Defendants also argue that "the escrow conditions have been met" and that therefore "the escrow must be released." (Defs. Mem. at 6.) In its September 28, 2011 Order, the Court also addressed this issue, finding that Tide had sufficiently alleged fraud in the inducement of the Amended Purchase Agreement and recognizing the settled law that a party may not compel performance of an agreement that was induced by fraud. Tide, 2011 WL 4526517, at *14 ("Because Tide has come forward with evidence that would allow a reasonable jury to find, by clear and convincing evidence, that each of the elements of fraud has been satisfied, Falcon is not, at least at this juncture, entitled to the declaratory relief it seeks.").

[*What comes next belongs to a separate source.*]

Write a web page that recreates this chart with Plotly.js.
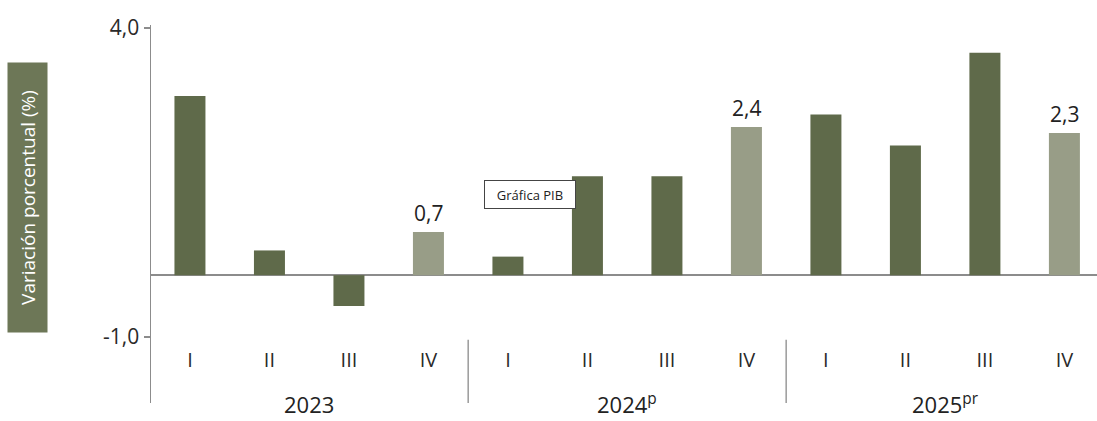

Thus, even considering the request for a declaratory judgment on the merits, the Court comes to the same conclusion, that it must be denied pending adjudication of Tide's claims that the whole Amended Purchase Agreement was fraudulently induced.
Defendants also ask this Court to reconsider its decision denying their motion for summary judgment on Tide's request for a permanent injunction restraining the escrowed funds. The issue raised in Defendants' motion was fully considered and decided by this Court in its September 28, 2011 Order. Tide, 2011 WL 4526517, at *11 ("Unless and until Tide moves for an injunction, Falcon's and Arcapita's motion for summary judgment is premature."). Tid's complaint has established viable claims under its first four causes of ction. If those claims are ultimately successful and Tide can establish Defendants' liability, at that point Tide could request a permanent injunction. Chiste v. Hotels.com L.P., 756 F. Supp. 2d 382, 407-08 (S.D>N.Y. 2010) (McMahon, J.). Foreclosing that potential remedy at this preliminary stage would be premature. Defendants have failed to identify any controlling decisions or data which would merit reconsideration of this conclusion.
For the reasons stated above, Defendants' motion for reconsideration is DENIED.